Inelastic neutron scattering intensity measured at $\hslash \omega =7$ meV with energy width $\delta E=1$ meV from the SC70 sample on HYSPEC. (a) Raw intensity measured at ${\mathbf{Q}}_{\mathrm{DSAF}}=(0.5,0)$ (blue diamonds) and ${\mathbf{Q}}_{\mathrm{SAF}}=(0.5,0.5)$ (red circles). The numbers shown in the plot are averaged intensities taken within a square region with $\delta H=0.1$ and $\delta K=0.1$ (r.l.u.) centered at the measurement wave vectors. The background is measured by averaging intensities around $(1,0)$ and $(1,1)$, shown as black squares. (b) Background-subtracted intensities at ${\mathbf{Q}}_{\mathrm{DSAF}}$ (blue diamonds) and ${\mathbf{Q}}_{\mathrm{SAF}}$ (red circles).

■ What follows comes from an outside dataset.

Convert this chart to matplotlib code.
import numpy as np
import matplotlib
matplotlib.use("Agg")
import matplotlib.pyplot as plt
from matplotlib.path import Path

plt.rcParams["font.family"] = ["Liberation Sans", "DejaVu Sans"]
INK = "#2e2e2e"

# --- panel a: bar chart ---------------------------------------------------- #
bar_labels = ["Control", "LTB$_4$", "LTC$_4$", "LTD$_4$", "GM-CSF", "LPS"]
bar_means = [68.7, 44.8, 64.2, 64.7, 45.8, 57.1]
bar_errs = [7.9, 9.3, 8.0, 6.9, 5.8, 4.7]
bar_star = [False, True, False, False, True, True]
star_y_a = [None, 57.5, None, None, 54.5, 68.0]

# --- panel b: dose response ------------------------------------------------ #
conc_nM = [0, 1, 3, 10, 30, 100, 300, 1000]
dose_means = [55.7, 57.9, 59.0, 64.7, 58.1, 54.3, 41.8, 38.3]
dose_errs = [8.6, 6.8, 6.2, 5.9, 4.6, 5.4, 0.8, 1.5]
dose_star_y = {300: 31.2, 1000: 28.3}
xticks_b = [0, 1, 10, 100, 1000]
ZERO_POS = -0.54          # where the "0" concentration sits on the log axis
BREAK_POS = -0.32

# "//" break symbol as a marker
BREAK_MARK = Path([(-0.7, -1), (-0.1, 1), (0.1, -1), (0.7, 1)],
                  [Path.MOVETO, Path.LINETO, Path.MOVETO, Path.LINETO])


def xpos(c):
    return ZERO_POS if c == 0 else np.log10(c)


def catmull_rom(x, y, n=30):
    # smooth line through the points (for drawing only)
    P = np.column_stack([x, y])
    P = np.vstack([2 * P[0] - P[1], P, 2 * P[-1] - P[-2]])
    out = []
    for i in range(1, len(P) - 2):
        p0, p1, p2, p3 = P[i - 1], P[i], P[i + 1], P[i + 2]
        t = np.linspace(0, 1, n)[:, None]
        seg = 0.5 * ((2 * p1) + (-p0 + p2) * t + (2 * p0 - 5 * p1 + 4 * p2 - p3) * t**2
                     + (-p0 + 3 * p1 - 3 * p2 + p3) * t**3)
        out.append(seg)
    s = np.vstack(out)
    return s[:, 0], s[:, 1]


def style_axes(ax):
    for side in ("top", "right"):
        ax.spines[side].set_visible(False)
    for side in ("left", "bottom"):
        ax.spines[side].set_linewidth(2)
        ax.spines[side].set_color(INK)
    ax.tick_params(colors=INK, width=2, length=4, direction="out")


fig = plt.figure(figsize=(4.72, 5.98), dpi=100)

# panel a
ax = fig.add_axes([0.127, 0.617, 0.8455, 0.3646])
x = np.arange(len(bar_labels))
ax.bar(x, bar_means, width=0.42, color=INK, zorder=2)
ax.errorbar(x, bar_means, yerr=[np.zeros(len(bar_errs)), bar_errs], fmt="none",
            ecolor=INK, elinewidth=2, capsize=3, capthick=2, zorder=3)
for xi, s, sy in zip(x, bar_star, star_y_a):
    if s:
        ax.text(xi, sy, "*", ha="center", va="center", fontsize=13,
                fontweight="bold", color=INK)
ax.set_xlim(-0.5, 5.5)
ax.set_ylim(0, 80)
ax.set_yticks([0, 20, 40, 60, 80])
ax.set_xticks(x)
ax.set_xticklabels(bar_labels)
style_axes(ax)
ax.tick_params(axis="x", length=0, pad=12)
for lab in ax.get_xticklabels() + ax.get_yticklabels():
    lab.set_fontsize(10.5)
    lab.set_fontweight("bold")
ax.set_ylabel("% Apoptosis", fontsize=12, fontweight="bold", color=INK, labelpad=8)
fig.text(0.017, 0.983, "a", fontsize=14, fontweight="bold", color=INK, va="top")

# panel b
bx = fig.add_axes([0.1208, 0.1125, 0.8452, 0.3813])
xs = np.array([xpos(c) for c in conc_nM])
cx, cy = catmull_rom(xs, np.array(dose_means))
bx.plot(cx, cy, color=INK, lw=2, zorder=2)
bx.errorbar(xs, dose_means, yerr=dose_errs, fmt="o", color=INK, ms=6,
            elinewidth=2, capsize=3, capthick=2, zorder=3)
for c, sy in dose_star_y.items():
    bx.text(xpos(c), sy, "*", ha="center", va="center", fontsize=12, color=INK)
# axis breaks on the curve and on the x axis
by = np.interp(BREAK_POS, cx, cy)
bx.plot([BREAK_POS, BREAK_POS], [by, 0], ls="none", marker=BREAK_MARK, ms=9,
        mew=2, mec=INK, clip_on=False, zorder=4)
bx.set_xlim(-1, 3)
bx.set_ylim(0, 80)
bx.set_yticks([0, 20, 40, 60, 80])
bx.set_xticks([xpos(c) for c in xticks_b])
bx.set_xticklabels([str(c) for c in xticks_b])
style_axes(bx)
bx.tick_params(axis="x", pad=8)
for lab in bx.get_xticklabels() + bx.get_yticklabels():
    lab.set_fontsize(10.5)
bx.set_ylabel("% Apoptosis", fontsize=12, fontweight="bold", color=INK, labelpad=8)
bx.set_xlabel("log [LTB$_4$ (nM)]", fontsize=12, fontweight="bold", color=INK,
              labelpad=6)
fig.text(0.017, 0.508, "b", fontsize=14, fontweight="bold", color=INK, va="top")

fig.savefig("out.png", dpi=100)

The solid line is the calculated detailed-balance factor. (c) Integrated intensity over the full Brillouin zone centered at (0,0).

Figure 7

Lattice parameters $a$ (a), and $c$ (b), for ${\mathrm{FeTe}}_{1-x}{\mathrm{Se}}_x$ as a function of $x$, measured by neutron powder diffraction at 300 K on NOMAD. Statistical uncertainties for $a$ and $c$ are smaller than the symbol size. The dashed lines simply connect the points at $x=0$ and 1.

Figure 8

(a) Change in $a$ and $c$ lattice parameters, normalized to 300 K, as a function of temperature for the $x=0.50$ sample. Statistical uncertainties are comparable to the symbol size. (b) Change in $a/c$, normalized to 300 K, as a function temperature for ${\mathrm{FeTe}}_{1-x}{\mathrm{Se}}_x$; the values of $x$ are noted in the symbol legend. The average of in-plane lattice parameters was used for $a$ in the low-temperature phase of $x=0$.